One wouldn’t expect a Northern Wisconsin high school to be a leader in technology-focused education, but that was the mission given to Argosy University, Twin Cities graduate, Jim Bouché. Bouché, who received his Education Specialist degree with a focus on Technology Enhanced Ecucation from the University in 2006, took the Principalship at Lakeland Union High School (LUHS) in 2008. In the short time he’s been there, he has literally brought the school out of the technological dark ages and into the light.
Right from the start, Bouché was asked by the district to set up and implement a three year technology plan that would modernize the school’s approach to technology and the classroom. The high school had no functional website, out of date computers, two LCD projectors to serve the entire student population, and a “hodge-podge” of active directory servers.

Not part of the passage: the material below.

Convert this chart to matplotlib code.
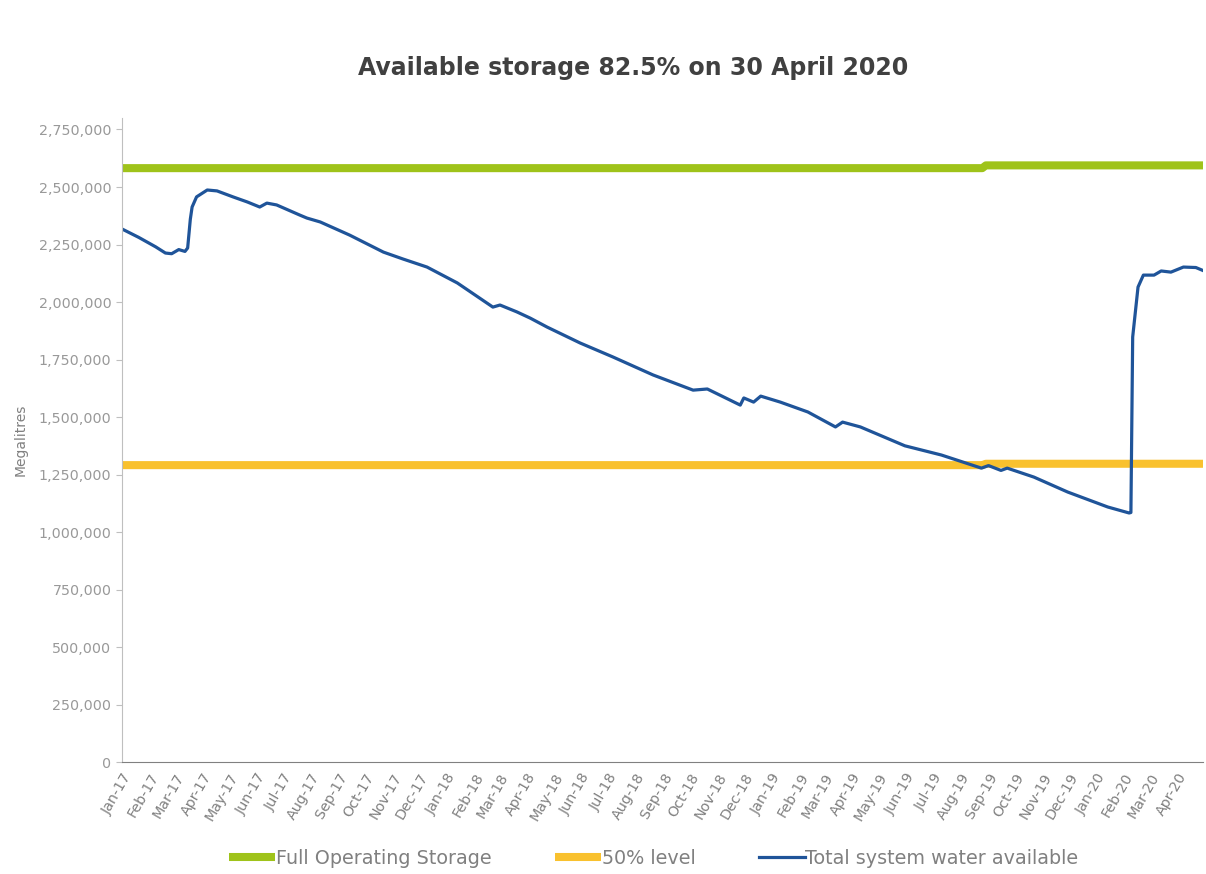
import matplotlib
matplotlib.use("Agg")
import matplotlib.pyplot as plt
import matplotlib.dates as mdates
import pandas as pd
from matplotlib.ticker import FuncFormatter

# total system water available (ML)
storage_dates = [
    "2017-01-01", "2017-01-20", "2017-02-08", "2017-02-19", "2017-02-26",
    "2017-03-06", "2017-03-13", "2017-03-16", "2017-03-19", "2017-03-21",
    "2017-03-26", "2017-04-07", "2017-04-18", "2017-05-06", "2017-05-22",
    "2017-06-05", "2017-06-13", "2017-06-24", "2017-07-20", "2017-07-28",
    "2017-08-12", "2017-09-14", "2017-10-22", "2017-11-13", "2017-12-10",
    "2018-01-13", "2018-02-22", "2018-03-02", "2018-03-21", "2018-04-05",
    "2018-04-24", "2018-05-31", "2018-07-07", "2018-08-21", "2018-10-05",
    "2018-10-21", "2018-11-27", "2018-12-01", "2018-12-12", "2018-12-20",
    "2019-01-11", "2019-02-11", "2019-03-14", "2019-03-22", "2019-04-11",
    "2019-05-31", "2019-07-11", "2019-08-25", "2019-09-02", "2019-09-16",
    "2019-09-23", "2019-10-23", "2019-11-30", "2020-01-14", "2020-02-07",
    "2020-02-09", "2020-02-11", "2020-02-17", "2020-02-23", "2020-03-06",
    "2020-03-14", "2020-03-25", "2020-04-08", "2020-04-22", "2020-04-30",
]
storage_ml = [
    2318000, 2281000, 2240000, 2213000, 2210000,
    2228000, 2220000, 2235000, 2360000, 2413000,
    2457000, 2487000, 2483000, 2457000, 2435000,
    2413000, 2430000, 2422000, 2378000, 2365000,
    2348000, 2291000, 2217000, 2187000, 2152000,
    2083000, 1978000, 1987000, 1957000, 1930000,
    1891000, 1822000, 1761000, 1683000, 1617000,
    1622000, 1552000, 1583000, 1565000, 1591000,
    1565000, 1522000, 1457000, 1478000, 1457000,
    1375000, 1335000, 1278000, 1289000, 1268000,
    1278000, 1239000, 1174000, 1109000, 1083000,
    1085000, 1848000, 2065000, 2117000, 2117000,
    2135000, 2130000, 2152000, 2150000, 2137000,
]

fos_dates = ["2017-01-01", "2019-08-26", "2019-08-30", "2020-04-30"]
fos_ml = [2582000, 2582000, 2594000, 2594000]
half_ml = [1291000, 1291000, 1297000, 1297000]

storage_dates = pd.to_datetime(storage_dates)
fos_dates = pd.to_datetime(fos_dates)

grey = "#808080"
plt.rcParams["font.family"] = ["DejaVu Sans"]

fig = plt.figure(figsize=(12.06, 8.74), dpi=100)
ax = fig.add_axes([0.101, 0.128, 0.8965, 0.737])

ax.plot(fos_dates, fos_ml, color="#9fc31a", lw=5.8, solid_capstyle="butt",
        label="Full Operating Storage")
ax.plot(fos_dates, half_ml, color="#f9c12e", lw=5.8, solid_capstyle="butt",
        label="50% level")
ax.plot(storage_dates, storage_ml, color="#1f5499", lw=2.3,
        label="Total system water available")

ax.set_xlim(pd.Timestamp("2017-01-01"), pd.Timestamp("2020-04-30"))
ax.set_ylim(0, 2800000)
ax.set_yticks(range(0, 2750001, 250000))
ax.yaxis.set_major_formatter(FuncFormatter(lambda v, p: f"{int(v):,}"))

# labels every month, tick marks every quarter
ax.xaxis.set_major_locator(mdates.MonthLocator())
ax.xaxis.set_major_formatter(mdates.DateFormatter("%b-%y"))
ax.xaxis.set_minor_locator(mdates.MonthLocator(bymonth=[1, 4, 7, 10]))
ax.tick_params(axis="x", which="major", length=0, pad=6, labelsize=10.3,
               labelcolor=grey, labelrotation=60)
ax.tick_params(axis="x", which="minor", length=4, color=grey)
ax.tick_params(axis="y", length=4, color="#bfbfbf", labelsize=10.3,
               labelcolor="#999999")
for lbl in ax.get_xticklabels():
    lbl.set_ha("right")
    lbl.set_rotation_mode("anchor")

for s in ["top", "right"]:
    ax.spines[s].set_visible(False)
ax.spines["left"].set_color("#bfbfbf")
ax.spines["bottom"].set_color(grey)

ax.set_ylabel("Megalitres", color=grey, fontsize=10, labelpad=8)
fig.text(0.525, 0.922, "Available storage 82.5% on 30 April 2020",
         ha="center", va="center", fontsize=17, fontweight="bold",
         color="#404040")

fig.legend(loc="center", bbox_to_anchor=(0.542, 0.018), ncol=3, frameon=False,
           fontsize=13.8, handlelength=2.4, handletextpad=0.05,
           columnspacing=3.3, labelcolor=grey)

fig.savefig("out.png", dpi=100)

With more than 32 years experience in education, Bouché coupled his experiences as both a teacher and administrator with the knowledge gained in his own educational studies. He has worked hard and fast to create programs that impact the students and families he serves.
In less than three years, with the support of the superintendent and school board, the school now boasts three new computer labs with 26 Intel desk top machines, 30 Mac Books, 26 - 23” iMacs for graphic arts classes, and a classroom for the business department with 25 Intel desktop computers. The school has established eleven mobile labs with 30 laptops each, and a host of flip cameras that can be checked out by students. Additionally, there are six iMacs for high end graphics use in the Library Media Center.
In all, 44 classrooms have been updated to include LCD projectors with audio enhanced speaker systems. Teachers have their own individual web sites, use digital grade books, and utilize BlackBoard, blogs, Wiki’s, and podcasting to ensure the technology their students use at home is being brought into the classroom.
Students now have their own email addresses for turning in assignments and enjoy an open policy for cell phone use. Students are permitted to use cell phones on campus before school, at lunch, after school and between classes, and are encouraged to do research and take notes on those devices.
“We live in an exciting time in the world of education,” says Bouché. “We can make a difference in our students if we model the importance of having a vision for the future.”
Bouché is a frequent lecturer on the subject of technology and education. He holds a Master of Science degree in Education from the University of Wisconsin – Platteville, a Master of Arts in Education Leadership from Marian College and Bachelor of Arts in English Education from the University of Wisconsin – Eau Claire. In addition he has an administrative license in English, PE/Health, and has administrative certification in both Wisconsin and Minnesota.
“The degree that I received at Argosy University gave me confidence and reassurance in myself as a 21st Century administrative leader,” says Bouché. “I am grateful to have the ability to help others see and experience the vision that will affect our students.”